A growing family of snails.

Tuesday, January 23, 2007

PN Torres del Paine

The Torres del Paine circuit is seen as one of the classic treks of the world. If you were a trek spotter, this would be high on your hit list. If you are Albane, the prospect of 6 days in the wilderness, carrying all your gear on your back and being subject to the mercy of the weather is not so appealing. But after some subtle persuasion from me, she finally caved in and, with rucksacks laden with tent, sleeping bags and mats, stove, clothes and food for 8 ays (including 2 kg of porridge - enough, it turns out, to feed a small army for a month), we arrived at the Park entrance. While most people took the minibus that covered the 7 km of dirt road to the start of the trek, we opted for the purist approach and walked.

On the first day, the trail took us east through a woodland of Southern Beech before dropping down onto a river meadow thick with daisies. Bright white and swaying in the wind, they looked like a light dusting of snow on the ground. In the open, we walked, bent double, into a headwind so strong that, at times, Albane had to grab my arm to prevent herself from being blown to a standstill. In the late afternoon, we reached our campsite at Puesto Seron and cooked soup and dehydrated potato with a cheese sauce for dinner. Haute mountain cuisine.

The next day, we followed the flooded river upstream, climbing steep bluffs where the route was underwater or cliffs blocked our way. The clouds, which had threatened throughout the morning, started to lift and a light breeze made for pleasant walking conditions. The landcape, shaped by huge glaciers in the past, was a wide U-shaped valley with the opaque, opal-coloured river meandering in the bottom. Dead tree trunks stood in the shallows and, in the distant, we could see a ridge behind which, several hours later, we found Refuge Dickson and a grassy site for the tent. It had been 6 hours of walking and the final hour, made worse for Albane because she had slipped on a river crossing and soaked both feet, seemed interminable.

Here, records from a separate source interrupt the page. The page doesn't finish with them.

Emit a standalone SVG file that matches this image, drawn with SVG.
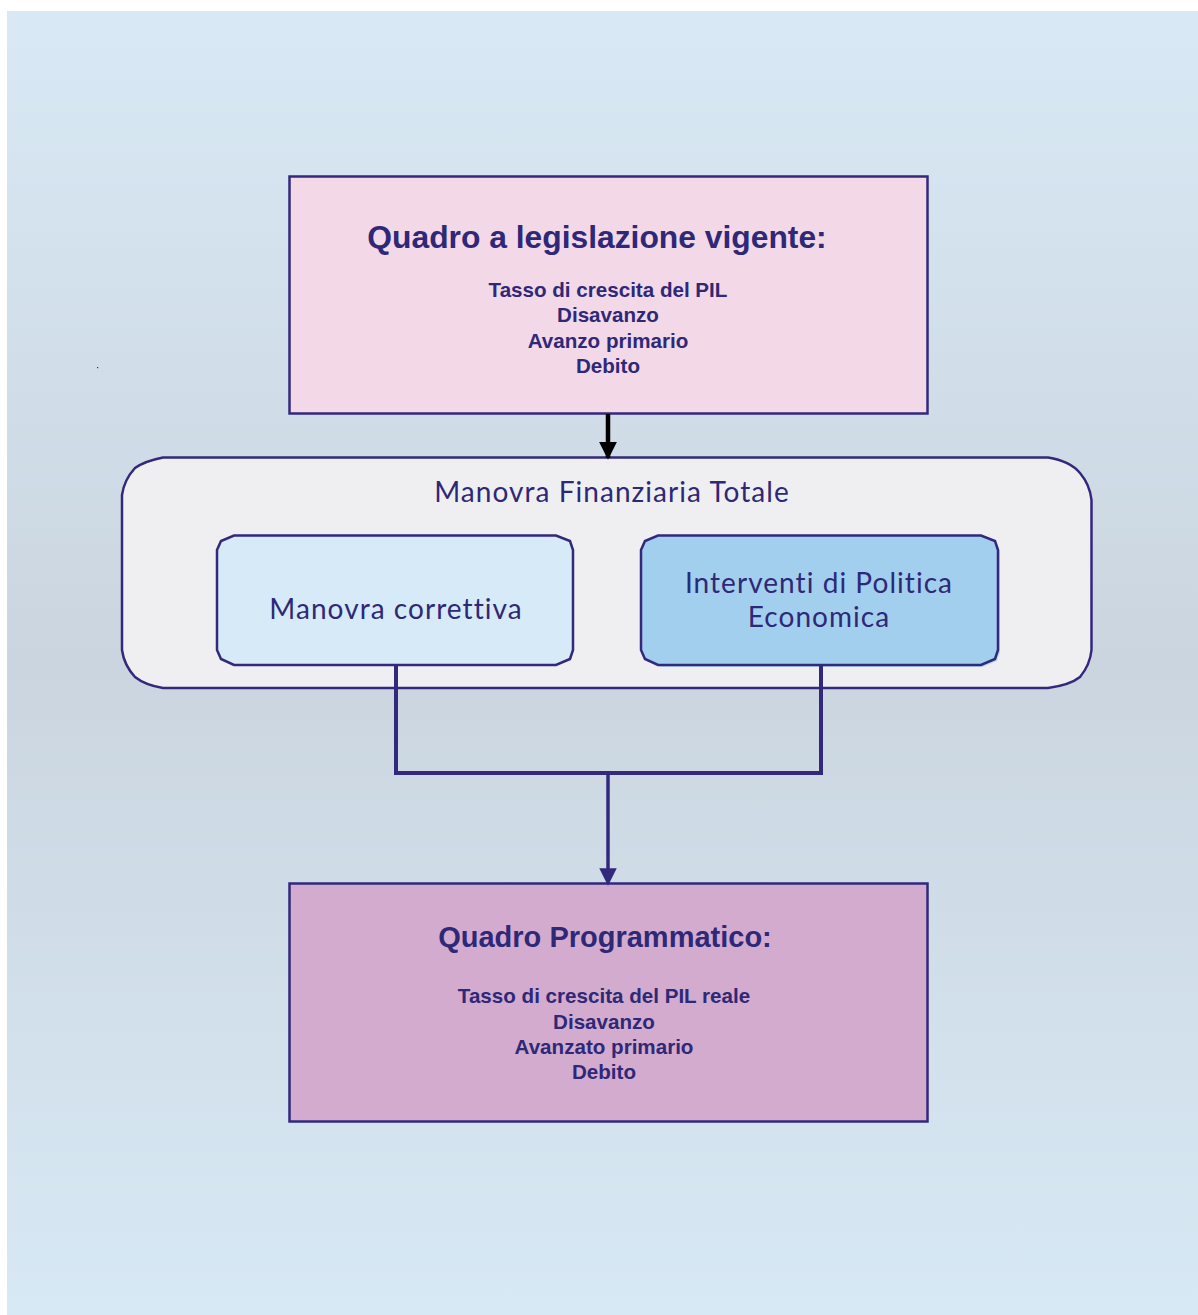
<svg xmlns="http://www.w3.org/2000/svg" width="1198" height="1315" viewBox="0 0 1198 1315">
  <defs>
    <linearGradient id="bg" x1="0" y1="0" x2="0" y2="1">
      <stop offset="0" stop-color="#d8e9f5"/>
      <stop offset="0.5" stop-color="#cbd5df"/>
      <stop offset="1" stop-color="#d7e9f5"/>
    </linearGradient>
    <marker id="arrowBlack" viewBox="0 0 10 10" refX="9" refY="5" markerWidth="4" markerHeight="4" orient="auto" markerUnits="strokeWidth">
      <path d="M0,0 L10,5 L0,10 z" fill="#000"/>
    </marker>
    <marker id="arrowNavy" viewBox="0 0 10 10" refX="9" refY="5" markerWidth="5" markerHeight="5" orient="auto" markerUnits="strokeWidth">
      <path d="M0,0 L10,5 L0,10 z" fill="#32297c"/>
    </marker>
  </defs>
  <style>
    .box { stroke: #32297c; stroke-width: 2.5; }
    .title { font-family: "Liberation Sans", Arial, sans-serif; font-weight: bold; fill: #2e2877; text-anchor: middle; }
    .item { font-family: "Liberation Sans", Arial, sans-serif; font-weight: bold; font-size: 20.6px; fill: #2e2877; text-anchor: middle; }
    .label { font-family: Lato, "Open Sans", sans-serif; font-size: 28px; letter-spacing: 1.05px; fill: #2e2877; text-anchor: middle; }
    .link { fill: none; stroke: #32297c; stroke-width: 4; }
  </style>

  <!-- page background -->
  <rect x="7" y="11" width="1191" height="1304" fill="url(#bg)"/>
  <rect x="97" y="367" width="1.2" height="1.2" fill="#32297c"/>

  <!-- current-legislation frame -->
  <g id="quadro-vigente">
    <rect class="box" x="289.5" y="176.5" width="638" height="237" fill="#f3d8e8"/>
    <text class="title" x="597" y="248" font-size="31.8">Quadro a legislazione vigente:</text>
    <text class="item" x="608" y="297">Tasso di crescita del PIL</text>
    <text class="item" x="608" y="322">Disavanzo</text>
    <text class="item" x="608" y="348">Avanzo primario</text>
    <text class="item" x="608" y="373">Debito</text>
  </g>

  <!-- total financial manoeuvre container -->
  <g id="manovra-totale">
    <path class="box" fill="#efeff2" d="M163,457.5 L1048,457.5 Q1070,461 1080,473 Q1090,485 1091.5,500 L1091.5,650 Q1090,665 1080,677 Q1070,685 1048,688 L163,688 Q145,685 135,677 Q124,665 122,650 L122,495 Q124,480 135,468 Q145,461 163,457.5 Z"/>
    <text class="label" x="612" y="502" letter-spacing="1.45">Manovra Finanziaria Totale</text>
  </g>

  <g id="manovra-correttiva">
    <path class="box" fill="#d6ebf7" d="M234,535.5 L556,535.5 L570,541 L573,550 L573,650 L570,659 L556,665 L234,665 L221,659 L217,650 L217,550 L221,541 Z"/>
    <text class="label" x="396" y="619">Manovra correttiva</text>
  </g>

  <g id="interventi-politica">
    <path d="M660,537 L983,537 L997,543 L1000,552 L1000,652 L997,661 L983,667 L660,667 Z" fill="#b8dcf4"/>
    <path class="box" fill="#a3cfee" d="M658,535.5 L981,535.5 L995,541 L998,550 L998,650 L995,659 L981,665 L658,665 L645,659 L641,650 L641,550 L645,541 Z"/>
    <text class="label" x="819" y="593">Interventi di Politica</text>
    <text class="label" x="819" y="627">Economica</text>
  </g>

  <!-- programme frame -->
  <g id="quadro-programmatico">
    <rect class="box" x="289.5" y="883.5" width="638" height="238" fill="#d3abce"/>
    <text class="title" x="605" y="947" font-size="29">Quadro Programmatico:</text>
    <text class="item" x="604" y="1003">Tasso di crescita del PIL reale</text>
    <text class="item" x="604" y="1029">Disavanzo</text>
    <text class="item" x="604" y="1054">Avanzato primario</text>
    <text class="item" x="604" y="1079">Debito</text>
  </g>

  <!-- connectors -->
  <g id="connectors">
    <line x1="608" y1="414" x2="608" y2="458" stroke="#000" stroke-width="4.5" marker-end="url(#arrowBlack)"/>
    <path class="link" d="M396,665 L396,773 L821,773 L821,665"/>
    <line x1="608" y1="773" x2="608" y2="884" stroke="#32297c" stroke-width="3.5" marker-end="url(#arrowNavy)"/>
  </g>
</svg>
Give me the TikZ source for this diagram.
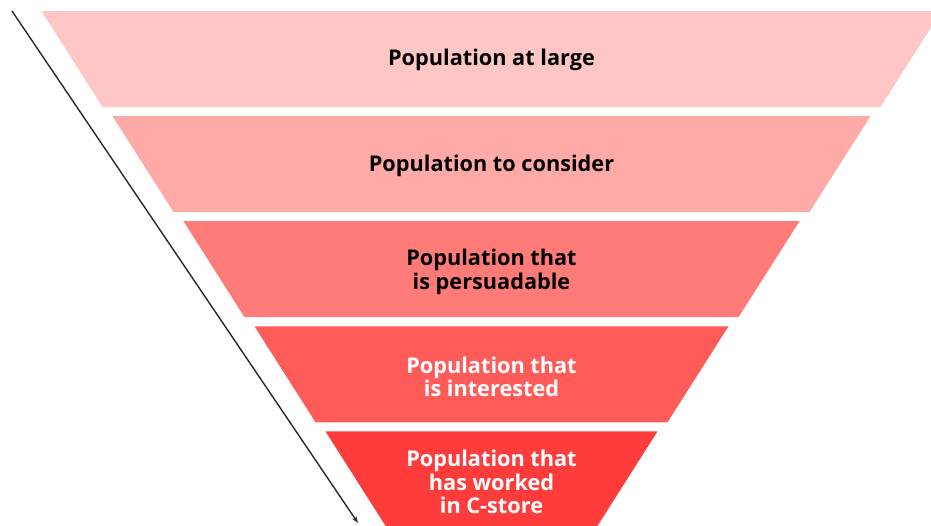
\documentclass[tikz,border=0pt]{standalone}
\usepackage{fontspec}
\setmainfont{Open Sans}
\usetikzlibrary{arrows.meta}
\definecolor{bandA}{RGB}{255,198,198}
\definecolor{bandB}{RGB}{255,170,167}
\definecolor{bandC}{RGB}{255,123,119}
\definecolor{bandD}{RGB}{255,92,89}
\definecolor{bandE}{RGB}{255,60,60}
\definecolor{arrowgray}{RGB}{40,40,40}
\tikzset{
  bandlabel/.style={font=\fontsize{21.7}{23.5}\selectfont\bfseries, align=center, inner sep=0pt},
  darklabel/.style={bandlabel, text=black},
  lightlabel/.style={bandlabel, text=white},
  sidearrow/.style={draw=arrowgray, line width=1.4pt, -{Stealth[length=7pt,width=5pt]}}
}
\begin{document}
\begin{tikzpicture}[x=1pt,y=-1pt]
\useasboundingbox (0,0) rectangle (931,525);
\def\cx{491.5}
\foreach \k/\col in {0/bandA,1/bandB,2/bandC,3/bandD,4/bandE}{
  \pgfmathsetmacro{\yt}{11+105.1*\k}
  \pgfmathsetmacro{\yb}{\yt+96}
  \pgfmathsetmacro{\ht}{450-71*\k}
  \pgfmathsetmacro{\hb}{\ht-61}
  \fill[\col] (\cx-\ht,\yt) -- (\cx+\ht,\yt) -- (\cx+\hb,\yb) -- (\cx-\hb,\yb) -- cycle;
}
\node[darklabel] (l1) at (\cx,60) {Population at large};
\node[darklabel] (l2) at (\cx,166) {Population to consider};
\node[darklabel] (l3) at (\cx,272) {Population that\\is persuadable};
\node[lightlabel] (l4) at (\cx,377) {Population that\\is interested};
\node[lightlabel] (l5) at (\cx,482) {Population that\\has worked\\in C-store};
\coordinate (as) at (12,11);
\coordinate (ae) at (358,523);
\draw[sidearrow] (as) -- (ae);
\end{tikzpicture}
\end{document}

We took it easy the next morning as we only had 4 hours to walk. A steep climb through rooty woodland brought us to a look out from where we could see rugged mountains, glaciers and the brightness of Lake Dickson. We ate a lunch of crackers and peanuts washed down with glacial lake water before contouring up a hidden valley, a noisy but invisible river somewhere down to our right. Los Perros campsite, sheltered in a muddy wood, lay within a few minutes of a lake at the bottom of a huge hanging glacier, its blue and white chaotic mass looking like shaving foam sprayed on the cliff. I threw stones at icebergs while Albane called me childish. The mosquitos descended in squadrons in the evening. The repellent kept them at bay, although a couple dropped in the pasta.

The fourth day was the big one. We left early and laboured our way through a maze of tree roots, mud, streams and deep bog. It took time to work out a dry route through the wet transitional vegetation and we reached loose scree at about eight. From the end of the treeline, we climbed on rock for another hour and half to the Gardner Pass where we were treated to the huge vista of Glacier Grey below us. Its snout, several kilometres to our left, poked into the lake where we would camp that night; its beginnings somewhere in the cloud high on the Southern Patagonian Ice Field to our right. It was a stupendous view and one worth walking three and a half days to see. The descent from the Pass was steep and painful on the knees, but it was dry and we made good progress. Over the next few hours, we dropped through woodland with the white of the glacier shining through the gnarled, wind-shaped trunks. We reached Lake Grey ahead of the crowds and bagged ourselves a prime spot right on the shore - we could see floating icebergs from the door. A long and utterly rewarding day was made complete by a scaldingly hot shower.

Day five and, under cloudy skies with a very light drizzle, we headed south, undulating high above the lake, to a refuge on Lake Pehue. Faced with the option of catching a boat from the refuge to connect with a bus back to Puerto Natales that night for proper food, a bed and a shower, we slung the rucksacks on our backs and headed east for another two days of walking. The sun had stopped the rain, though the high peaks were largely covered by cloud and it was a long few hours to reach our campsite in a damp wood crammed with tents. With the forecast predicting rain, we took advantage of dry weather and, in the evening, walked up the aptly named French valley to watch huge chunks of ice thunder down from hanging glaciers. A glorious good bye to the hills.

We left at 6am the next morning in rain and walked pretty solidly for 6 hours to reach the trail head and a bus back to town. It had been a great trek through an everchanging landscape and it was a fitting farewell to Patagonia. In a few days, we will be in Brazil. Now that is going to be different!